(Records contained in a dataset)

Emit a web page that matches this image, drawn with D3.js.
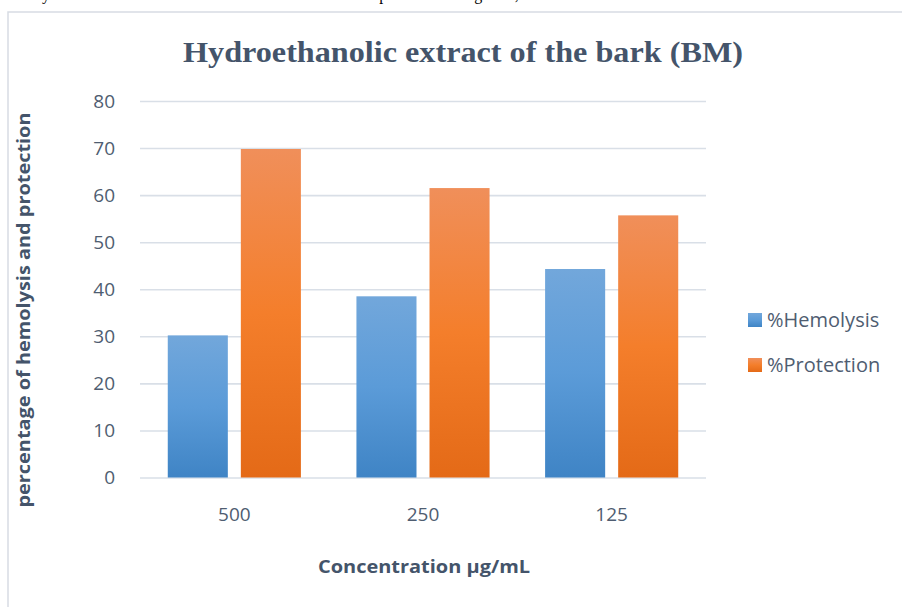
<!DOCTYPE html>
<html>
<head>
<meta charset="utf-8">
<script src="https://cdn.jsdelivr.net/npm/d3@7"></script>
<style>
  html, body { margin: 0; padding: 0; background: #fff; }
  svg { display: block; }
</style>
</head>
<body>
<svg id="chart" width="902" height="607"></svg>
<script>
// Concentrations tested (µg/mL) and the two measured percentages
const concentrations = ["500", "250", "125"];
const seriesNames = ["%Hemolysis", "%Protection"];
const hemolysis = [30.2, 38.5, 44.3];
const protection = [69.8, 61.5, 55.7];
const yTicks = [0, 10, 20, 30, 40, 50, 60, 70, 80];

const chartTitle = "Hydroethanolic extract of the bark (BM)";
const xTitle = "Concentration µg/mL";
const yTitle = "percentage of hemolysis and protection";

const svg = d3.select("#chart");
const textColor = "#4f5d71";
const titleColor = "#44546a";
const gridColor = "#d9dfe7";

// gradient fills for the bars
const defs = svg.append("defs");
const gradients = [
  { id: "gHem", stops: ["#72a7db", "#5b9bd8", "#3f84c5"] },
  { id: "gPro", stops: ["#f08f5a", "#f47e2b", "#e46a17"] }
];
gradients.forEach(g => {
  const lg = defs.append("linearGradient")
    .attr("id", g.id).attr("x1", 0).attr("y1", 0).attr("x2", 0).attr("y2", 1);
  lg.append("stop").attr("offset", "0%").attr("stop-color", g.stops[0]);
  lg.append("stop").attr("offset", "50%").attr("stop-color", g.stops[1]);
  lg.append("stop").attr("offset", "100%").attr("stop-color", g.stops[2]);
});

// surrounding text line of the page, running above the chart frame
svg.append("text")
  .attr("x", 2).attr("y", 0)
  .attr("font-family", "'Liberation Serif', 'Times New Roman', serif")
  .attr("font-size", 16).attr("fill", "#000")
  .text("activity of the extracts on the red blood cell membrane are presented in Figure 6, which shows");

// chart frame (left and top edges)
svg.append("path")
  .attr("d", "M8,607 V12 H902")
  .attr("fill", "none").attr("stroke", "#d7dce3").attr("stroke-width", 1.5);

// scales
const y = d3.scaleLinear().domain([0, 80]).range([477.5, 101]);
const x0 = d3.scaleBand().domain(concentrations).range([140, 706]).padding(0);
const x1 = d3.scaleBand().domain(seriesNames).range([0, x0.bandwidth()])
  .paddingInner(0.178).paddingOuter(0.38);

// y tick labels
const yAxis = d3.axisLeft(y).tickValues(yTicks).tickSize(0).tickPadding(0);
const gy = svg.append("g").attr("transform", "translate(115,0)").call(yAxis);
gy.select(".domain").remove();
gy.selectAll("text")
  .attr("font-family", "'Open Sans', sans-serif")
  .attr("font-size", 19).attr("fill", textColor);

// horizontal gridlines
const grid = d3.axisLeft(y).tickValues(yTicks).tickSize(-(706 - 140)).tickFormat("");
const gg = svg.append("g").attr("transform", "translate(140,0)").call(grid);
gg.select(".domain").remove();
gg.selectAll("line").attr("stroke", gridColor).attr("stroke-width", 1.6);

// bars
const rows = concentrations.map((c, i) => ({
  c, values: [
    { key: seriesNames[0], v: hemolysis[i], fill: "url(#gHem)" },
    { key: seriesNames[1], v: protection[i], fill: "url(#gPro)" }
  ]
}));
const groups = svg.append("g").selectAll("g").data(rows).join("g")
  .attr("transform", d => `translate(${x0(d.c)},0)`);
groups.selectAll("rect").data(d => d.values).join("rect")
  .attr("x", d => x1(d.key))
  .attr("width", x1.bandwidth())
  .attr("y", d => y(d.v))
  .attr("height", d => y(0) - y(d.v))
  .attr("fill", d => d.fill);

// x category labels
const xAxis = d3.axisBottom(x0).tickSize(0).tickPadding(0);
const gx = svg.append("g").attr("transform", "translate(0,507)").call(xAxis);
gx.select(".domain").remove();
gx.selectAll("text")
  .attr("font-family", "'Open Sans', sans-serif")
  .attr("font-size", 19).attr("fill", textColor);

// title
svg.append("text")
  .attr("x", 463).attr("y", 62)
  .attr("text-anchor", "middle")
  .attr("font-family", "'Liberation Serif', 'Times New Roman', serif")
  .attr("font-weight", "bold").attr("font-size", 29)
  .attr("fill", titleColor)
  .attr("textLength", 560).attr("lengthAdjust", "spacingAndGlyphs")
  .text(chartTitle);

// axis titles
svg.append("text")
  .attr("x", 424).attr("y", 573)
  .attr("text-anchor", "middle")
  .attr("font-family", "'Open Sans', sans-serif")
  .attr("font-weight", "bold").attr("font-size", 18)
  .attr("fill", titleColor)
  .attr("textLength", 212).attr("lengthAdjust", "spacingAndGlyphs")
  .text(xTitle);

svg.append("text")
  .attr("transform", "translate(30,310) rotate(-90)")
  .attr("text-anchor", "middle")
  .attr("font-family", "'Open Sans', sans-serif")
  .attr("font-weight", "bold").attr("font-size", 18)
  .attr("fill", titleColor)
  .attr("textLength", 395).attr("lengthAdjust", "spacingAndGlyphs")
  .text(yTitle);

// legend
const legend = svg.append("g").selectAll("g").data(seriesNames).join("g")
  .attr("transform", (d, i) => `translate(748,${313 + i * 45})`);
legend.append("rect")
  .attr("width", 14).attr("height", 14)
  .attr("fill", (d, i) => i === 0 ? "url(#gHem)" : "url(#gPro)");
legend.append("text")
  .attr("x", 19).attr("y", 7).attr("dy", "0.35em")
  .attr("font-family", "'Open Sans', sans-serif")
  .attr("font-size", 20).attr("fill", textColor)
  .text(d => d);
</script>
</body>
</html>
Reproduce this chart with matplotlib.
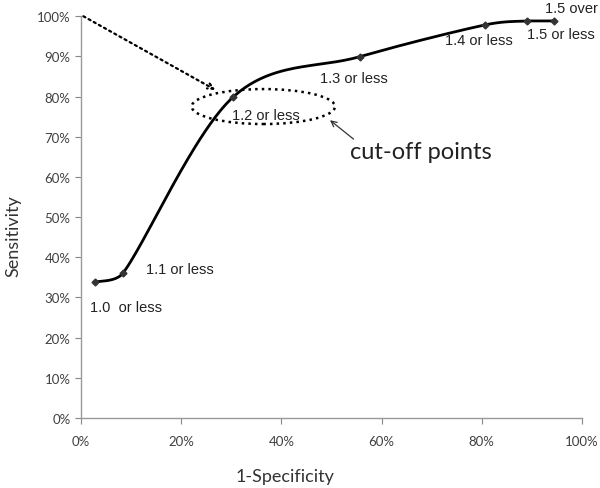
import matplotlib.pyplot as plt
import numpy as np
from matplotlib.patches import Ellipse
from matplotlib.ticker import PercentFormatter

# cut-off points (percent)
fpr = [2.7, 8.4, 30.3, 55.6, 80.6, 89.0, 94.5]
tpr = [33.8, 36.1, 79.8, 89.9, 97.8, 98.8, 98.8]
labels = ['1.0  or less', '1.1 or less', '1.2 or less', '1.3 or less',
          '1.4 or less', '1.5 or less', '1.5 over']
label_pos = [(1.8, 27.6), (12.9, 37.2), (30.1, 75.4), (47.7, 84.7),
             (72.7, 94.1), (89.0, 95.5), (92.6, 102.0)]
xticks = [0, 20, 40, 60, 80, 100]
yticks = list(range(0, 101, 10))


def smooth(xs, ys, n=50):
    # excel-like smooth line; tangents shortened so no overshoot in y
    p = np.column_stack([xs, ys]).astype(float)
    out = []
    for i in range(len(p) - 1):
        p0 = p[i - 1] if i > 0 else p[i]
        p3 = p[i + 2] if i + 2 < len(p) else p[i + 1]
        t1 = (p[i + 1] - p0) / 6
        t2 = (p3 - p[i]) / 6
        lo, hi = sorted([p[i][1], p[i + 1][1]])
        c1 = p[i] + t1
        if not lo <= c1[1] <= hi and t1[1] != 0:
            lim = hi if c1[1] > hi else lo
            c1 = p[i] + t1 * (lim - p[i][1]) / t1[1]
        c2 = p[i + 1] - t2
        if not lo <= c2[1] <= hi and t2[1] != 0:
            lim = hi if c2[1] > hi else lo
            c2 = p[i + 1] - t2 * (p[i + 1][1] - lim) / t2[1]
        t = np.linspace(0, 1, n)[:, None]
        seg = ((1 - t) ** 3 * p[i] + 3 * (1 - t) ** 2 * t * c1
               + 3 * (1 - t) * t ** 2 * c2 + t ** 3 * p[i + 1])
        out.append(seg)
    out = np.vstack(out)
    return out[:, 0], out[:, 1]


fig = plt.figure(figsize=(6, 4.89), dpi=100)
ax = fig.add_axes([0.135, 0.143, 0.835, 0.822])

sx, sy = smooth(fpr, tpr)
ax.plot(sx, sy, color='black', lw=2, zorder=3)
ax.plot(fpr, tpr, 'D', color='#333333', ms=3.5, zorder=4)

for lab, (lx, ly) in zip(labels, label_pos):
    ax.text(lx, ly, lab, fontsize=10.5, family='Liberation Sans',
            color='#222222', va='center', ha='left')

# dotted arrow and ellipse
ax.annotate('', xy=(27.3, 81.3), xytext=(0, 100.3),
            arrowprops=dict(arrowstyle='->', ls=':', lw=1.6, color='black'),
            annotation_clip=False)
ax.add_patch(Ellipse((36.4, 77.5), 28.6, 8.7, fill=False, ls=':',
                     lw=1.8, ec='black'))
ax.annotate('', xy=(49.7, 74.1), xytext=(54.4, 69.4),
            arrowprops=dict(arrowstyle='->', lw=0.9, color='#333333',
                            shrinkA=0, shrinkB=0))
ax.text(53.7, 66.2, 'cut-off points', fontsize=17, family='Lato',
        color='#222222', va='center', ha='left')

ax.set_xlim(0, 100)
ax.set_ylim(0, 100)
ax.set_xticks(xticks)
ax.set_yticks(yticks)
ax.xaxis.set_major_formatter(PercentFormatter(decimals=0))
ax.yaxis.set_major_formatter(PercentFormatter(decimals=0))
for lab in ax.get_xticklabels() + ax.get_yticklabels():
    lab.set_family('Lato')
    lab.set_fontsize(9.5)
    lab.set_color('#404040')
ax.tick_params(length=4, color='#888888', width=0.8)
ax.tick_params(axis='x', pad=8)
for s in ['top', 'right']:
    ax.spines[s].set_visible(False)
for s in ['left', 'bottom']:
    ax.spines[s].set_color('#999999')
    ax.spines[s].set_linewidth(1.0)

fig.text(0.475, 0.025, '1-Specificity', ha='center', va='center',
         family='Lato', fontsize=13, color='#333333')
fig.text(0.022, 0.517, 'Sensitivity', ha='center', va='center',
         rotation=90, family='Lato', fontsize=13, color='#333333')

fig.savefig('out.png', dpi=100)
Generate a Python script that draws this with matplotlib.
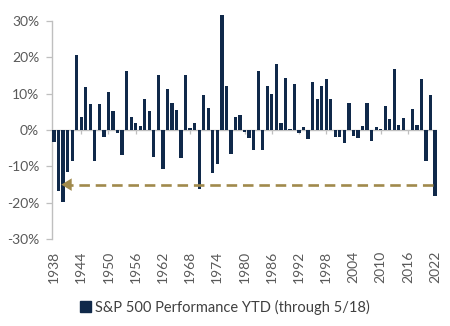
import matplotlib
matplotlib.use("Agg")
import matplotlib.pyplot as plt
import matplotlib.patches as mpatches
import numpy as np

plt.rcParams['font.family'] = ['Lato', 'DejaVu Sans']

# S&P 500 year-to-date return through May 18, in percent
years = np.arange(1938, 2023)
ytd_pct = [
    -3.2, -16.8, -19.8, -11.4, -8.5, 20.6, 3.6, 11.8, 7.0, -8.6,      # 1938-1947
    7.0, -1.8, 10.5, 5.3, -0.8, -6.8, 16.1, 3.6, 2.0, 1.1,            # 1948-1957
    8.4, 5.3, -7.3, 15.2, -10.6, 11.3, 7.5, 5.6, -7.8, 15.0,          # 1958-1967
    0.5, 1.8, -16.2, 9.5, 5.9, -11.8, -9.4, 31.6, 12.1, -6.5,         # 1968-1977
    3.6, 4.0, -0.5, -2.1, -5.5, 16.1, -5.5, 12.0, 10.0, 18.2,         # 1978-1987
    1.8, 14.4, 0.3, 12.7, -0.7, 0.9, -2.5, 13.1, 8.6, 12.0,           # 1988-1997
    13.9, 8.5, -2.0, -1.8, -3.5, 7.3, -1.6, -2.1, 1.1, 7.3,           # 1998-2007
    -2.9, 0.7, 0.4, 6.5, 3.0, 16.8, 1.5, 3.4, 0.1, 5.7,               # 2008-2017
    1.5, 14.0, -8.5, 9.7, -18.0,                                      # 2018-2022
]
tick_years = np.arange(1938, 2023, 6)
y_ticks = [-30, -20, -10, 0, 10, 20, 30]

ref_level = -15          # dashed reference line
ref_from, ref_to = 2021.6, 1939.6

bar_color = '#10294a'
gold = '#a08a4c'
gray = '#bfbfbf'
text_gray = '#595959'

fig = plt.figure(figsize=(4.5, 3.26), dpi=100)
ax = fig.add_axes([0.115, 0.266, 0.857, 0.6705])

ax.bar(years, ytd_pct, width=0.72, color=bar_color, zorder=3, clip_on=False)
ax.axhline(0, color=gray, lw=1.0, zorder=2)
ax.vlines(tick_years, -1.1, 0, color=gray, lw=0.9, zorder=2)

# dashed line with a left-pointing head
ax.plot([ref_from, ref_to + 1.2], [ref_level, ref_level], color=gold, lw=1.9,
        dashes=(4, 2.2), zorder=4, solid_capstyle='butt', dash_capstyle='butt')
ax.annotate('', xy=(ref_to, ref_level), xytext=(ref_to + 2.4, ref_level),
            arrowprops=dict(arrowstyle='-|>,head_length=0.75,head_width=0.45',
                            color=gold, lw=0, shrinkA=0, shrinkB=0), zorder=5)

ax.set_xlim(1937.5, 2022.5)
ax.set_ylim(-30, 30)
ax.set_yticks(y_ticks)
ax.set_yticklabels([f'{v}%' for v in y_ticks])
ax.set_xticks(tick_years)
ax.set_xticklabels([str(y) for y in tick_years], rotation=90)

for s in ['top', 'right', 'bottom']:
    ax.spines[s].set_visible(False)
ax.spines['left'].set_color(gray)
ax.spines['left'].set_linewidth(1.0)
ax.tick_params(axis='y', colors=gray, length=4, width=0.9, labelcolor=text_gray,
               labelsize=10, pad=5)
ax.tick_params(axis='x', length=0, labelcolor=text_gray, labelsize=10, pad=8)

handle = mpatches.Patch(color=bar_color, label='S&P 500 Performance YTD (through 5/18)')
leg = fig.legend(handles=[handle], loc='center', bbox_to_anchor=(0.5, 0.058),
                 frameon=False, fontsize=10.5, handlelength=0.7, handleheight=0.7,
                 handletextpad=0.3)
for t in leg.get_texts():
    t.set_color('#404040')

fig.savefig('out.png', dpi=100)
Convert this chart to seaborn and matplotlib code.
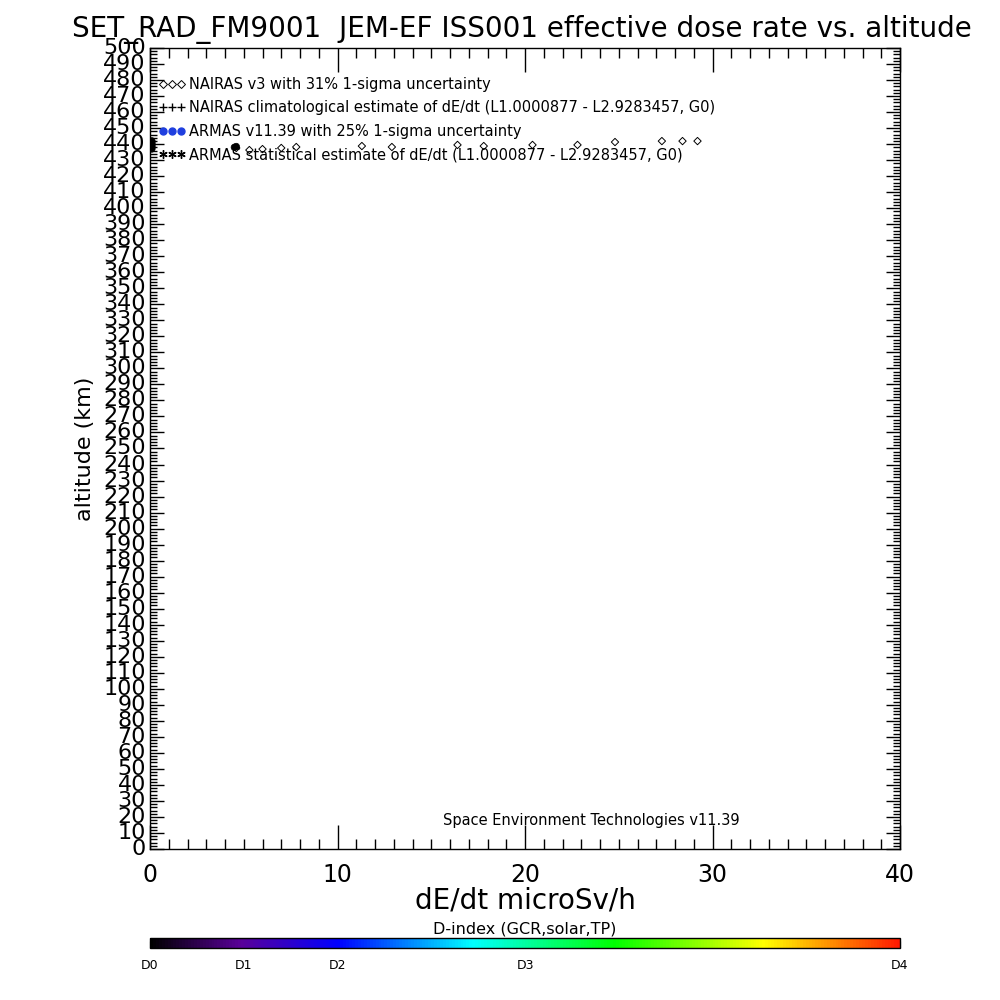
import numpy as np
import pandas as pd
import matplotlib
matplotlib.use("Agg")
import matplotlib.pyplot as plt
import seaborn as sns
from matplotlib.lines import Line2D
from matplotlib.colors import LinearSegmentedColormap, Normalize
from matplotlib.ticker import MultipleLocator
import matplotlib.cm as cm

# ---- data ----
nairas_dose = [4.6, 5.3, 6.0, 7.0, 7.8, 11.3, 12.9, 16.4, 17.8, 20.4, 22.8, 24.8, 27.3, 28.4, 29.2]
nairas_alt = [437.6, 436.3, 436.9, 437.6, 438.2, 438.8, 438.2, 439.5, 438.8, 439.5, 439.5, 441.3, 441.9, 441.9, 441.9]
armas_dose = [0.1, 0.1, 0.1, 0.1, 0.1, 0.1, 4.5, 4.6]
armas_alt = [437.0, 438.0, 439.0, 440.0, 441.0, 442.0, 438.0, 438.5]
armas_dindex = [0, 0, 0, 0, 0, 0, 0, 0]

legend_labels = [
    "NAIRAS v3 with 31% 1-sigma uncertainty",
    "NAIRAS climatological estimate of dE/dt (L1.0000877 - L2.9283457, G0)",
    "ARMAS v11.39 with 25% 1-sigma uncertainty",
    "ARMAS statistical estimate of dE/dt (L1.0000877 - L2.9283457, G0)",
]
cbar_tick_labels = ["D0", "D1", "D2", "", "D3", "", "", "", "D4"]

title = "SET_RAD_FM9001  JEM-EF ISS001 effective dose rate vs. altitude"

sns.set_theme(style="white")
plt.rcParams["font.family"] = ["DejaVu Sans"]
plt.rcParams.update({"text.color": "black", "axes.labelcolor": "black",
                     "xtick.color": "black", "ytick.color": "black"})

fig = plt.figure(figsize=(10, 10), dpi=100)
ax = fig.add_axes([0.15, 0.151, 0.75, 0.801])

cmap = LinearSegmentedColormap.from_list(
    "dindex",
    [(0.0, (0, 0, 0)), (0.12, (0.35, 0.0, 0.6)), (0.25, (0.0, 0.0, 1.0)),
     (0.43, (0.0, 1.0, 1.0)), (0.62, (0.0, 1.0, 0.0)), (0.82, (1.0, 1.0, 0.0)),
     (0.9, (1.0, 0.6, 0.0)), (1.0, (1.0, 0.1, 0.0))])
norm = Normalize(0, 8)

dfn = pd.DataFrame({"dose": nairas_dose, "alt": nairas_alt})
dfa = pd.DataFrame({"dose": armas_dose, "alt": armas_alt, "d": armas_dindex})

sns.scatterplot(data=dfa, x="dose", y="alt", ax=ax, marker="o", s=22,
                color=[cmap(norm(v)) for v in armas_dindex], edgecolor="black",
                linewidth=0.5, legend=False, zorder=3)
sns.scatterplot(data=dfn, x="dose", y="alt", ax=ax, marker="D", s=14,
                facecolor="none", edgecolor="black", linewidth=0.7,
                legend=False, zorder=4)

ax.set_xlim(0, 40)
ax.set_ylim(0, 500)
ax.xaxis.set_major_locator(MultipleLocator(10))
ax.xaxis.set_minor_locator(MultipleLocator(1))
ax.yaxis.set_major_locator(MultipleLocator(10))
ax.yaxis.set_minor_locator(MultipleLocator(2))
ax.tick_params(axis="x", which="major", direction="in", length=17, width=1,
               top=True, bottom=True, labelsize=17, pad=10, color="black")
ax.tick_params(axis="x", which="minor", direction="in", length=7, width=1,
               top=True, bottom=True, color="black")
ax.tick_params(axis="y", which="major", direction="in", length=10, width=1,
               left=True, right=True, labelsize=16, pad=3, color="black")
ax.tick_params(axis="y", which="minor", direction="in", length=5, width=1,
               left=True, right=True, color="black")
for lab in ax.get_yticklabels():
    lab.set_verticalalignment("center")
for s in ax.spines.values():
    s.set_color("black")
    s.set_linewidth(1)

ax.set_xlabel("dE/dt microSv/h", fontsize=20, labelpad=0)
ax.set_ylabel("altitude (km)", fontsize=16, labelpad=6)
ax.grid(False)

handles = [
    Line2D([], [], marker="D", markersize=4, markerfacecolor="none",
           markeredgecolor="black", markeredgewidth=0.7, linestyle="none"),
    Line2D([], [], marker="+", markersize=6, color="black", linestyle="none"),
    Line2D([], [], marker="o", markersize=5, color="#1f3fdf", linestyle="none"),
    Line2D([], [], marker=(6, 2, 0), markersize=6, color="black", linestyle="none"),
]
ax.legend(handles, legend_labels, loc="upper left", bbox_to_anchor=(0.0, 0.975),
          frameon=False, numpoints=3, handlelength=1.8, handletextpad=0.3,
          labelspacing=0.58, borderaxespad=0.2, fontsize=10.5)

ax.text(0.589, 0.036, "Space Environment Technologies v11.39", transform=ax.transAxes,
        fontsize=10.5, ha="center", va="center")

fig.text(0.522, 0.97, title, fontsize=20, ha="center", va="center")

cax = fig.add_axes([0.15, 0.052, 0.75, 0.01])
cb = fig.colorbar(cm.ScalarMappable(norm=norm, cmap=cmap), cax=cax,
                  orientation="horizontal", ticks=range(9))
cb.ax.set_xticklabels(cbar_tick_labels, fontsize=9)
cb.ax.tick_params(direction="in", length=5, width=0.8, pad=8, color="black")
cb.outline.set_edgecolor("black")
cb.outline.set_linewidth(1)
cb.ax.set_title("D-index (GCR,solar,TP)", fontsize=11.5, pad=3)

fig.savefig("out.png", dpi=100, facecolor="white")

▶ [GIVEN INSTRUCTION]
Output word for word the lines running from the one containing "Convert this chart" to the one containing "import matplotlib.cm as cm", both included, leaving out the pictures.

▶ [RESPONSE BELOW]
Convert this chart to seaborn and matplotlib code.
import numpy as np
import pandas as pd
import matplotlib
matplotlib.use("Agg")
import matplotlib.pyplot as plt
import seaborn as sns
from matplotlib.lines import Line2D
from matplotlib.colors import LinearSegmentedColormap, Normalize
from matplotlib.ticker import MultipleLocator
import matplotlib.cm as cm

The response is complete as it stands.